Do ponto de vista estritamente do fazer musical, não. O jornalismo com o qual trabalhei tinha uma peculiaridade: era hard, aquele popularmente conhecido como ‘espreme e sai sangue’ (risos). Então, a pegada da criação busca isso, o suspense, a emoção que complementa as imagens, a cena que está sendo mostrada. Mas, se for pensar, na linha de shows não deixa de ser parecido: você precisa desenhar o som que vai ajudar a levar a uma determinada emoção. Só que, claro, na linha de shows tudo era mais lúdico, tem uma série de luzes, cores e fantasias que complementam o clima que a música traz. É preciso saber transitar entre esses mundos.
Ou seja, ter feeling é um pré-requisito fundamental para a função?
Exato, tem que ter o feeling de saber o que funciona e o que não. O feeling é o pulo do gato, e é complicado (desenvolvê-lo). Porque vai mudando também, porque os tempos mudam. Antigamente, a voz cantada junto com a falada numa cena de novela funcionava. Agora, o diretor manda tirar. A música cantada foi perdendo força, dependendo do tipo de trilha. Hoje, você vê séries em que a trilha é um pad, uma nota… (risos) Cadê a música, pô? Só uma nota?? É mais simples, mas, ao mesmo tempo, quando você é músico, é muito difícil fazer o simples. Porque claro, você quer explorar, quer colocar uma inversão, algo que enriqueça. Mas os espaços pra isso estão se reduzindo, e é preciso acompanhar a mudança. Acho que consigo (acompanhar). Além de gostar de aprender, eu tento manter a galera nova junto comigo, puxar o olhar deles, para entender a cabeça e estar sempre antenado. A coisa que eu mais tenho medo é de envelhecer musicalmente.
Para se manter tantos anos, em qualquer carreira, é fundamental não parar quieto...
Acho um barato descobrir coisas novas. A parte que mais me encanta, claro, é a música, mas a parte tecnológica também me fascina. Fui um dos primeiros a usar ProTools na Record. ProTools! (risos) Lembro uma vez que um jornalista voltou da rua depois de ter gravado uma externa com o microfone do outro lado da calçada, com os sons da rua, com ônibus barulhento passando, e veio me pedir pra limpar aquilo, tirar o ruído. Milagre eu não faço, bicho (risos). Claro que o ProTools não permitia. Mas hoje dá! Hoje tem ferramentas e recursos que parecem mágica, que me deixam abismado. Tem uma cena em que o sino está tocando e, na montagem, o produtor e o diretor acham que está alto demais. Você abre ali o espectro e limpa unicamente aquele sino, sem distorcer nem mexer em nada mais. Antes era uma traquitana para fazer algo assim. É fantástico que a gente tenha esses recursos, mas acho importante também que as novas gerações saibam sobre como se fazia, como era preciso ter muita criatividade em dobro para solucionar coisas que, hoje, um software faz facilmente para você. Porque acho que estão ficando muito preguiçosos, já não se preocupam em gravar tão bem porque defendem o pós com a tecnologia. E, com isso, vai se perdendo a arte da coisa.
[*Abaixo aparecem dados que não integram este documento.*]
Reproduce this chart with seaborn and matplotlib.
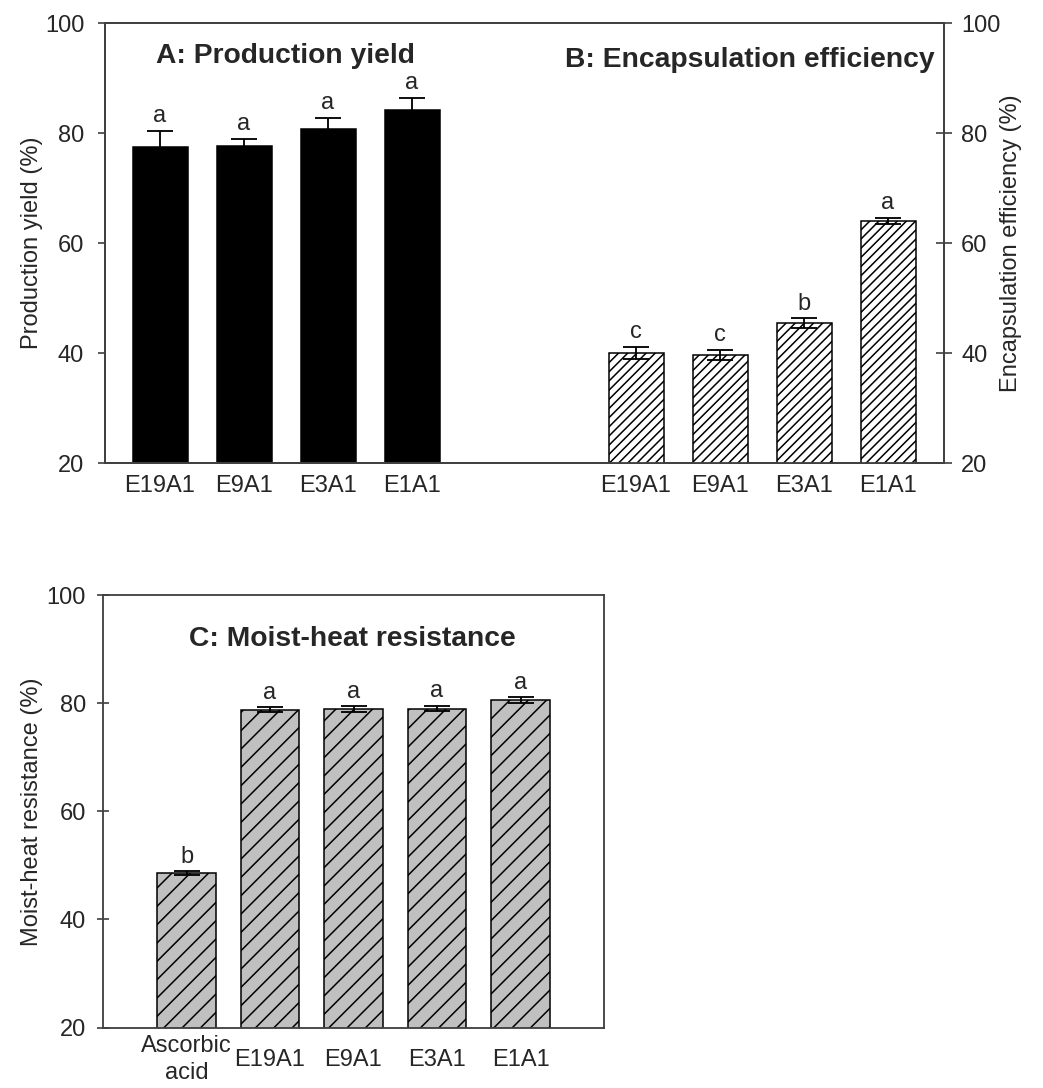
import numpy as np
import matplotlib
matplotlib.use('Agg')
import matplotlib.pyplot as plt
import seaborn as sns

# ---------------- data ----------------
samples = ['E19A1', 'E9A1', 'E3A1', 'E1A1']
yield_mean = [77.4, 77.6, 80.8, 84.1]
yield_err = [3.0, 1.4, 2.0, 2.3]
yield_letters = ['a', 'a', 'a', 'a']

ee_mean = [40.0, 39.6, 45.4, 64.0]
ee_err = [1.1, 0.9, 0.9, 0.6]
ee_letters = ['c', 'c', 'b', 'a']

mh_cats = ['Ascorbic\nacid', 'E19A1', 'E9A1', 'E3A1', 'E1A1']
mh_mean = [48.6, 78.8, 78.9, 79.0, 80.5]
mh_err = [0.3, 0.45, 0.5, 0.45, 0.55]
mh_letters = ['b', 'a', 'a', 'a', 'a']

y_ticks = [20, 40, 60, 80, 100]

# ---------------- style ----------------
DPI = 110
W, H = 1043, 1088
sns.set_style('white')
plt.rcParams['font.family'] = ['Liberation Sans', 'DejaVu Sans']
plt.rcParams['hatch.color'] = 'black'
plt.rcParams['hatch.linewidth'] = 1.0

SPINE = '#404040'
FS = 15.5
TITLE_FS = 18.5

fig = plt.figure(figsize=(W / DPI, H / DPI), dpi=DPI)


def px_axes(l, r, t, b):
    return fig.add_axes([l / W, 1 - b / H, (r - l) / W, (b - t) / H])


def style_spines(a):
    for s in a.spines.values():
        s.set_visible(True)
        s.set_color(SPINE)
        s.set_linewidth(1.2)


# ---------------- top panel (A + B) ----------------
ax = px_axes(105, 944, 23, 463)
ax2 = ax.twinx()

posA = np.arange(len(samples), dtype=float)
posB = posA + 5.667

sns.barplot(x=posA, y=yield_mean, native_scale=True, width=0.655,
            color='black', saturation=1, edgecolor='black', linewidth=1,
            errorbar=None, ax=ax)
ax.errorbar(posA, yield_mean, yerr=yield_err, fmt='none', ecolor='black',
            elinewidth=1.2, capsize=8.8, capthick=1.2)

sns.barplot(x=posB, y=ee_mean, native_scale=True, width=0.655,
            color='white', saturation=1, edgecolor='black', linewidth=1,
            errorbar=None, ax=ax2)
for p in ax2.patches:
    p.set_hatch('////')
ax2.errorbar(posB, ee_mean, yerr=ee_err, fmt='none', ecolor='black',
             elinewidth=1.2, capsize=8.8, capthick=1.2)

for x, m, e, t in zip(posA, yield_mean, yield_err, yield_letters):
    ax.text(x, m + e + 1.6, t, ha='center', va='baseline', fontsize=FS)
for x, m, e, t in zip(posB, ee_mean, ee_err, ee_letters):
    ax2.text(x, m + e + 1.6, t, ha='center', va='baseline', fontsize=FS)

for a in (ax, ax2):
    a.set_ylim(20, 100)
    a.set_yticks(y_ticks)
ax.set_xlim(-0.655, 9.333)
ax.set_xticks(np.concatenate([posA, posB]), labels=samples + samples)

style_spines(ax)
style_spines(ax2)
ax.tick_params(axis='y', direction='out', length=4.6, width=1.1, pad=9,
               color=SPINE, labelsize=FS, left=True)
ax.tick_params(axis='x', length=0, pad=8, labelsize=FS)
ax2.tick_params(axis='y', direction='inout', length=10.5, width=1.1, pad=6,
                color=SPINE, labelsize=FS, right=True)

ax.set_xlabel('')
ax.set_ylabel('Production yield (%)', fontsize=FS)
ax.yaxis.set_label_coords(-0.074, 0.5)
ax2.set_ylabel('Encapsulation efficiency (%)', fontsize=FS)
ax2.yaxis.set_label_coords(1.0667, 0.5)

ax.text(0.0608, 0.909, 'A: Production yield', transform=ax.transAxes,
        ha='left', va='baseline', fontsize=TITLE_FS, fontweight='bold')
ax.text(0.989, 0.90, 'B: Encapsulation efficiency', transform=ax.transAxes,
        ha='right', va='baseline', fontsize=TITLE_FS, fontweight='bold')

# ---------------- bottom panel (C) ----------------
ax3 = px_axes(103, 604, 595, 1027.5)
sns.barplot(x=mh_cats, y=mh_mean, order=mh_cats, width=0.7,
            color='#c0c0c0', saturation=1, edgecolor='black', linewidth=1,
            errorbar=None, ax=ax3)
for p in ax3.patches:
    p.set_hatch('//')
posC = np.arange(len(mh_cats))
ax3.errorbar(posC, mh_mean, yerr=mh_err, fmt='none', ecolor='black',
             elinewidth=1.2, capsize=8.8, capthick=1.2)
for x, m, e, t in zip(posC, mh_mean, mh_err, mh_letters):
    ax3.text(x, m + e + 1.6, t, ha='center', va='baseline', fontsize=FS)

ax3.set_ylim(20, 100)
ax3.set_yticks(y_ticks)
ax3.set_xlim(-1, 5)
style_spines(ax3)
ax3.tick_params(axis='y', direction='inout', length=8.5, width=1.1, pad=7,
                color=SPINE, labelsize=FS, left=True)
ax3.tick_params(axis='x', length=0, pad=21, labelsize=FS)
for lbl in ax3.get_xticklabels():
    lbl.set_va('center')
    lbl.set_linespacing(1.3)
ax3.set_xlabel('')
ax3.set_ylabel('Moist-heat resistance (%)', fontsize=FS)
ax3.yaxis.set_label_coords(-0.12, 0.5)
ax3.text(0.1717, 0.882, 'C: Moist-heat resistance', transform=ax3.transAxes,
         ha='left', va='baseline', fontsize=TITLE_FS, fontweight='bold')

fig.savefig('out.png', dpi=DPI)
Além deste, que outros conselhos você dá para quem quer se aventurar no mundo da composição de trilha original?
O principal seria estar aberto a todas as situações. E abrir mão da vaidade. A pessoa que estuda música quer expor todo o conhecimento que estudou. Mas a trilha original não é a tua realização como artista unicamente; ela é uma das inúmeras peças de um produto. O que vale, sempre, é o que for melhor para o produto. Então, esteja aberto à opinião e ao olhar do outro. Beleza, teu som é maravilhoso; mas, se não serve para este produto, guarda pro teu disco (risos). Precisamos entender que somos ferramentas para um trabalho coletivo. Desenvolva o feeling de saber o que funciona ou não. Saiba ouvir e saiba comunicar, saiba ser ponte. O que eu mais vejo é diretor que não consegue traduzir com palavras o que quer para a cena. Saiba captar a mensagem, interpretar e transmitir isto aos teus músicos, aos que criam contigo. Saiba tocar, mixar, desenvolva um bom ouvido. E, claro, estude muito, sempre. Informe-se sobre a parte técnica, sobre o que outros estão fazendo, sobre o que tem disponível no mercado. Nunca pare de aprender.